An inquest was held into the death of dairy farmer Brian Swales, aged 67, who died whilst out tending to his cattle, as reported the northernecho.co.uk.
Mr. Swales was killed by his cattle, something he had done “thousands of times”, in July of this year. The farmer was checking his bull and 17 Friesian heifers, and the bull was said to be lame.
The inquest at the North Yorkshire Coroner’s Court heard that the farmer suffered from lacerations to his lungs and broken ribs following the incident, injuries resembling that of a crush injury.
News reports suggested that the farmer may have been trampled by the bull, though the inquest heard from the coroner, who said it was impossible to tell. Mr. Swales wife said she thought that maybe he had slipped in the field and unable to get up. He had been recovering from a hip operation at the time the inquest heard.
Mrs. Swales added that her husband was an “experienced stockman”, but maybe he was trampled by the animals.
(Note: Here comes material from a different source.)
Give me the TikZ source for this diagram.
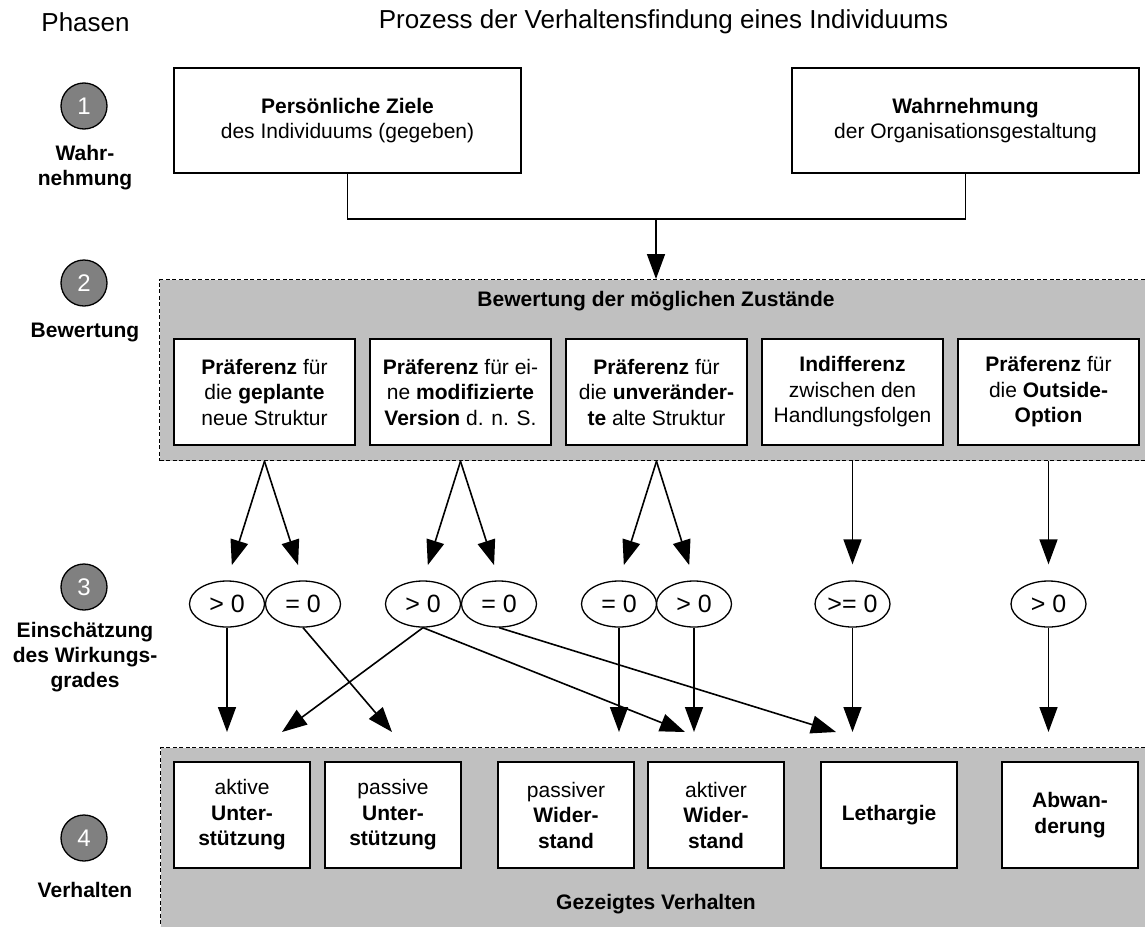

“His movements trying to get back to his feet may have caused the cows to investigate and have stepped on him.” she said.
The inquest also heard that the farmer had been granted permission by another local farmer, Charlie Flintoff, to use part of the land for his livestock. The pair had an agreement which saw Mr. Flintoff put sheep on Mr. Swales farm in return. The scene was attended by emergency services and police at the time, though Mr. Swales was pronounced dead at the scene.
A verdict of accidental death was returned, in what was described as a “wholly tragic case” by Deputy Yorkshire East Coroner Richard Watson.
"Clearly, Brian had been a farmer all his life and was an experienced stockman. But because we do not know exactly what happened to him in the field, I can only conclude that he was crushed by cattle.” he said.